*Job:* Locate the string "chart" throughout the material and copy every line in which it occurs.

*Data shown:*
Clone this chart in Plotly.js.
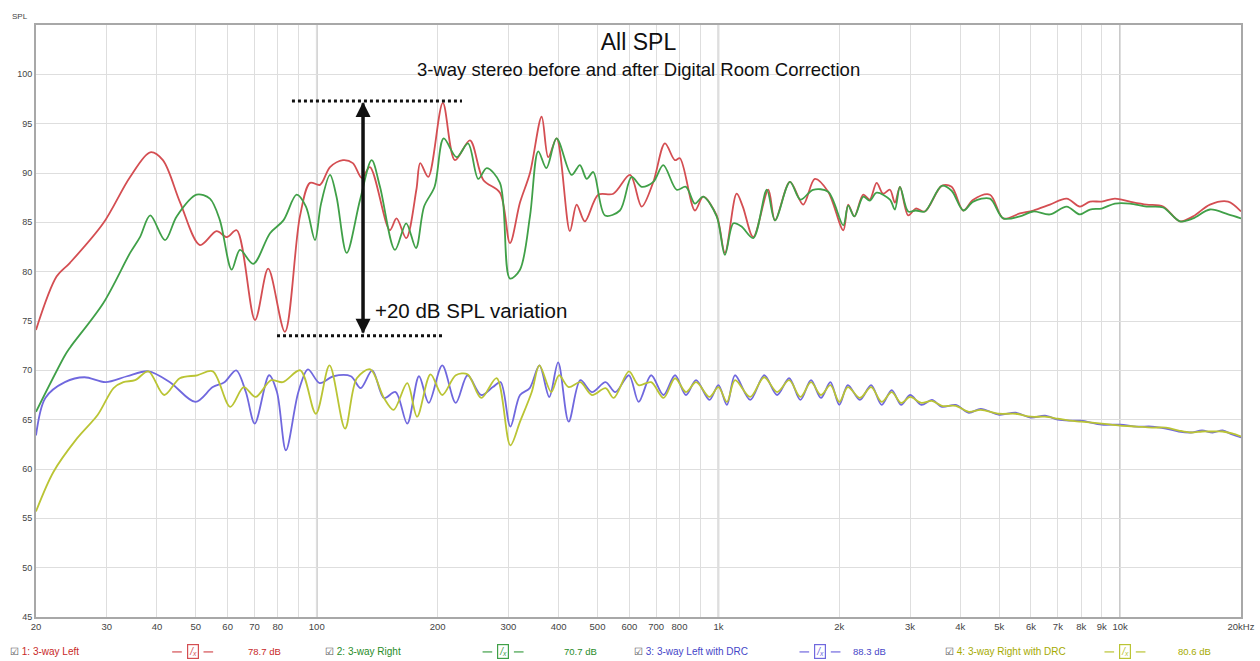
<!DOCTYPE html>
<html>
<head>
<meta charset="utf-8">
<script src="https://cdn.plot.ly/plotly-3.0.1.min.js"></script>
<style>html,body{margin:0;padding:0;background:#fff;}#chart{width:1260px;height:661px;}</style>
</head>
<body>
<div id="chart"></div>
<script>
// ---- Data ----
const leftFreq = [20,22.5,24.3,29.4,34.3,38.5,41.4,45.7,51.2,56.3,59.7,63.2,70.2,75.7,83.3,90.8,96.2,101.9,107.9,116.2,123,129.4,135.6,152,158,167,177,181,189.5,206,220.8,240.6,259.8,285.8,302.7,320.6,339.5,363,377,395.5,426.8,443.6,465,502,547.5,602.5,644,688.6,736,779,802,874,916.5,990,1038,1110,1150,1221,1331,1383,1507,1626,1738,1876,2046,2104,2180,2294,2380,2477,2570,2673,2750,2831,2968,3100,3266,3596,3807,4070,4309,4742,5117,5631,6080,6688,7363,7943,8414,9000,9706,10580,11640,12800,14090,15200,16740,18580,20000];
const leftSPL = [74.1,79.5,80.9,84.9,89.6,92.1,91.3,87.0,82.7,84.1,83.5,84.2,75.1,80.3,73.9,85.6,89.0,88.8,90.6,91.3,91.0,89.5,90.6,84.2,85.4,83.4,88.3,91.0,89.6,97.1,91.3,93.3,89.3,88.0,82.9,87.0,90.0,95.7,91.6,93.5,84.1,86.8,85.1,87.8,87.9,89.8,86.6,89.1,93.0,91.3,91.5,86.2,87.6,85.7,81.9,87.9,86.6,83.5,88.3,85.2,89.1,86.8,89.4,88.1,84.2,86.8,85.6,87.8,87.3,89.0,87.9,88.3,87.0,88.6,85.7,86.4,86.1,88.7,88.6,86.2,87.3,87.8,85.4,85.9,86.2,86.8,87.4,86.6,87.1,87.1,87.4,87.1,86.8,86.6,85.1,85.6,86.8,87.1,86.1];

const rightFreq = [20,23.6,24.3,29.4,34.3,36.3,38.5,41.9,44.8,50.2,54.2,57.4,61.4,64.4,69.5,76.5,82.6,89.1,94,99,102.5,107.9,112,118.7,128.2,137,143.7,156.6,167,176.6,185,196.5,207,222.9,238,252.4,265,285.8,302.7,320.6,339.5,356,373,395.5,431,452,470,488,522,568.5,608,644,688.6,729,787,830,874,916.5,990,1038,1090,1140,1221,1320,1383,1507,1600,1720,1876,2046,2104,2180,2294,2380,2477,2673,2750,2831,2968,3100,3266,3596,3807,4070,4309,4742,5117,5631,6080,6688,7363,7943,8414,9000,9706,10580,11640,12800,14090,15200,16740,18580,20000];
const rightSPL = [65.8,71.5,72.3,76.8,81.9,83.5,85.7,83.2,85.6,87.8,87.4,85.2,80.2,82.2,80.8,83.9,85.2,87.8,86.6,83.2,86.9,89.8,87.6,81.9,87.3,91.3,88.6,82.2,84.9,82.4,86.6,88.6,93.5,91.6,93.0,89.4,90.5,89.0,79.3,80.2,85.6,92.2,90.5,93.5,89.8,90.8,89.4,90.1,85.7,86.2,89.6,88.6,89.1,90.8,88.3,88.6,86.9,87.6,85.6,81.7,84.9,84.6,83.4,88.3,85.2,89.1,87.3,88.3,88.1,84.7,86.7,85.6,87.6,87.2,88.0,87.3,86.3,88.6,86.1,86.2,86.1,88.7,88.2,86.2,87.1,87.4,85.4,85.6,86.1,85.8,86.6,85.8,86.3,86.4,86.9,86.9,86.6,86.5,85.1,85.4,86.3,85.8,85.4];

const leftDrcFreq = [20,21.1,23.6,26.4,29.8,33.7,38.1,43.1,49.9,55.1,58.9,63,66.6,70.1,76.1,79.6,83.8,90,95.1,101.7,110,121.6,128.6,137.5,147,157.1,168,179.7,190,205.3,221.9,237.4,256.7,274.4,286.8,303.4,320.7,339.1,358.4,379.2,399,423.8,453.2,484.3,523.6,553.8,598.8,633,680,730,780,830,880,950,1000,1050,1100,1200,1300,1400,1500,1600,1700,1800,1900,2000,2100,2250,2400,2550,2700,2850,3000,3200,3400,3600,3900,4200,4500,5000,5500,6000,6500,7000,7500,8000,9000,10000,11000,12000,13000,14000,15000,16000,17000,18000,19000,20000];
const leftDrcSPL = [63.4,67.2,68.8,69.3,68.8,69.4,69.9,68.8,66.8,68.3,68.8,70.0,67.8,64.6,69.5,67.8,61.9,67.8,70.1,68.7,69.4,69.4,68.2,70.0,67.2,67.8,64.6,69.4,66.7,70.5,66.7,69.5,67.5,68.3,68.8,64.3,67.5,68.2,70.5,67.3,70.8,64.8,69.0,67.8,68.8,67.8,69.5,66.8,69.5,67.5,69.5,67.5,69.0,67.0,68.5,66.5,69.5,67.0,69.5,67.5,69.2,67.0,69.0,67.2,68.8,66.5,68.5,67.0,68.5,66.5,68.0,66.5,67.5,66.5,67.0,66.3,66.5,65.7,66.1,65.5,65.7,65.2,65.4,65.0,64.9,64.9,64.5,64.5,64.3,64.3,64.1,63.8,63.7,63.9,63.7,63.9,63.5,63.2];

const rightDrcFreq = [20,22.1,25.3,28.5,31.2,33,35.3,38.1,41.7,45.6,50.4,55.1,60.9,65.8,70.4,77,82.3,91,99.5,107.6,117.6,125.8,135.9,147,155.4,168,177.7,192,205.3,221.9,237.4,256.7,280.4,303.4,320.7,343,358.4,383.4,400.9,423.8,453.2,484.3,523.6,548.6,598.8,633,680,730,780,830,880,950,1000,1050,1100,1200,1300,1400,1500,1600,1700,1800,1900,2000,2100,2250,2400,2550,2700,2850,3000,3200,3400,3600,3900,4200,4500,5000,5500,6000,6500,7000,7500,8000,9000,10000,11000,12000,13000,14000,15000,16000,17000,18000,19000,20000];
const rightDrcSPL = [55.7,59.7,63.1,65.5,68.2,68.8,69.0,69.9,67.5,69.2,69.5,69.9,66.3,68.3,67.3,69.0,68.8,70.0,65.6,70.5,64.1,69.2,70.1,67.2,66.0,68.7,65.3,69.6,67.5,69.5,69.6,67.2,69.2,62.4,64.8,67.8,70.5,67.8,69.5,68.3,68.8,67.5,68.2,67.2,69.9,68.5,68.8,67.2,69.2,67.8,68.8,67.3,68.3,66.8,69.0,67.3,69.3,67.8,69.0,67.3,68.8,67.5,68.5,66.8,68.3,67.2,68.3,66.8,67.8,66.7,67.3,66.7,66.9,66.4,66.4,65.8,66.0,65.6,65.6,65.3,65.3,65.1,64.9,64.8,64.6,64.4,64.3,64.2,64.2,63.9,63.7,63.8,63.8,63.8,63.6,63.3];

const seriesNames = ["1: 3-way Left","2: 3-way Right","3: 3-way Left with DRC","4: 3-way Right with DRC"];
const seriesLevels = ["78.7 dB","70.7 dB","88.3 dB","80.6 dB"];
const xTickVals = [20,30,40,50,60,70,80,90,100,200,300,400,500,600,700,800,900,1000,2000,3000,4000,5000,6000,7000,8000,9000,10000,20000];
const xTickText = ["20","30","40","50","60","70","80","","100","200","300","400","500","600","700","800","","1k","2k","3k","4k","5k","6k","7k","8k","9k","10k","20kHz"];
const yTickVals = [45,50,55,60,65,70,75,80,85,90,95,100];

// ---- Styles ----
const colors = ["rgb(212,78,82)","rgb(64,160,72)","rgb(112,104,222)","rgb(186,196,52)"];
const textColors = ["rgb(200,40,40)","rgb(40,140,40)","rgb(70,70,200)","rgb(165,170,0)"];
const font = "Liberation Sans, Arial, sans-serif";

const xs = [leftFreq, rightFreq, leftDrcFreq, rightDrcFreq];
const ys = [leftSPL, rightSPL, leftDrcSPL, rightDrcSPL];
const traces = xs.map((x, i) => ({
  type: "scatter", mode: "lines", x: x, y: ys[i], name: seriesNames[i],
  line: {color: colors[i], width: 1.8, shape: "spline", smoothing: 0.9},
  hoverinfo: "x+y+name"
}));

// legend row along bottom
const legendY = -0.059;
const legendSlots = [
  {label: -0.023, sym: 0.130, lvl: 0.190},
  {label: 0.238, sym: 0.3876, lvl: 0.4515},
  {label: 0.4946, sym: 0.6506, lvl: 0.692},
  {label: 0.7527, sym: 0.9037, lvl: 0.9618}
];
const annotations = [];
const shapes = [];
legendSlots.forEach((s, i) => {
  annotations.push({xref: "paper", yref: "paper", x: s.label, y: legendY, xanchor: "left", yanchor: "middle",
    text: "<span style='color:#555'>☑</span> " + seriesNames[i], showarrow: false,
    font: {family: font, size: 10, color: textColors[i]}});
  annotations.push({xref: "paper", yref: "paper", x: s.sym, y: legendY, xanchor: "center", yanchor: "middle",
    text: "<i>/ₓ</i>", showarrow: false, bordercolor: colors[i], borderwidth: 1.2, borderpad: 1,
    bgcolor: "#fff", font: {family: font, size: 10, color: colors[i]}});
  annotations.push({xref: "paper", yref: "paper", x: s.lvl, y: legendY, xanchor: "center", yanchor: "middle",
    text: seriesLevels[i], showarrow: false, font: {family: font, size: 9.5, color: textColors[i]}});
  shapes.push({type: "line", xref: "paper", yref: "paper", x0: s.sym - 0.017, x1: s.sym - 0.009,
    y0: legendY, y1: legendY, line: {color: colors[i], width: 1.2}});
  shapes.push({type: "line", xref: "paper", yref: "paper", x0: s.sym + 0.009, x1: s.sym + 0.017,
    y0: legendY, y1: legendY, line: {color: colors[i], width: 1.2}});
});

// subtitle, axis label, variation note
annotations.push({xref: "paper", yref: "paper", x: 0.5, y: 0.924, xanchor: "center", yanchor: "middle",
  text: "3-way stereo before and after Digital Room Correction", showarrow: false,
  font: {family: font, size: 18.5, color: "#111"}});
annotations.push({xref: "paper", yref: "paper", x: -0.013, y: 1.015, xanchor: "center", yanchor: "middle",
  text: "SPL", showarrow: false, font: {family: font, size: 8, color: "#444"}});
annotations.push({xref: "paper", yref: "y", x: 0.361, y: 76.1, xanchor: "center", yanchor: "middle",
  text: "+20 dB SPL variation", showarrow: false, font: {family: font, size: 20.5, color: "#111"}});
// double-headed arrow
annotations.push({xref: "paper", yref: "y", x: 0.2714, y: 97.2, ax: 0, ay: 232, axref: "pixel", ayref: "pixel",
  text: "", showarrow: true, arrowhead: 2, arrowsize: 1, arrowwidth: 3, arrowcolor: "#111"});
annotations.push({xref: "paper", yref: "y", x: 0.2714, y: 73.7, ax: 0, ay: -232, axref: "pixel", ayref: "pixel",
  text: "", showarrow: true, arrowhead: 2, arrowsize: 1, arrowwidth: 3, arrowcolor: "#111"});

shapes.push({type: "line", xref: "paper", yref: "y", x0: 0.2124, x1: 0.3535, y0: 97.3, y1: 97.3,
   line: {color: "#111", width: 3, dash: "dot"}});
shapes.push({type: "line", xref: "paper", yref: "y", x0: 0.2000, x1: 0.3394, y0: 73.5, y1: 73.5,
   line: {color: "#111", width: 3, dash: "dot"}});
[100, 1000, 10000].forEach(v => shapes.push({type: "line", xref: "x", yref: "paper", x0: v, x1: v, y0: 0, y1: 1,
  layer: "below", line: {color: "#b5b5b5", width: 1.6}}));

const layout = {
  width: 1260, height: 661,
  margin: {l: 36, r: 19, t: 25, b: 44},
  paper_bgcolor: "#fff", plot_bgcolor: "#fff",
  showlegend: false,
  title: {text: "All SPL", x: 0.5, xref: "paper", y: 0.937, yref: "container", yanchor: "middle",
    font: {family: font, size: 23, color: "#111"}},
  xaxis: {type: "log", range: [Math.log10(20), Math.log10(20000)],
    tickvals: xTickVals, ticktext: xTickText, ticks: "",
    tickfont: {family: font, size: 9.5, color: "#444"},
    showgrid: true, gridcolor: "#dedede", gridwidth: 1,
    showline: true, linecolor: "#a8a8a8", linewidth: 2, mirror: true, zeroline: false},
  yaxis: {range: [45, 105], tickvals: yTickVals, ticks: "",
    tickfont: {family: font, size: 9, color: "#444"},
    showgrid: true, gridcolor: "#dedede", gridwidth: 1,
    showline: true, linecolor: "#a8a8a8", linewidth: 2, mirror: true, zeroline: false},
  annotations: annotations,
  shapes: shapes
};

Plotly.newPlot("chart", traces, layout, {displayModeBar: false, staticPlot: true});
</script>
</body>
</html>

*Exercise answer:*
Clone this chart in Plotly.js.
<style>html,body{margin:0;padding:0;background:#fff;}#chart{width:1260px;height:661px;}</style>
<div id="chart"></div>
Plotly.newPlot("chart", traces, layout, {displayModeBar: false, staticPlot: true});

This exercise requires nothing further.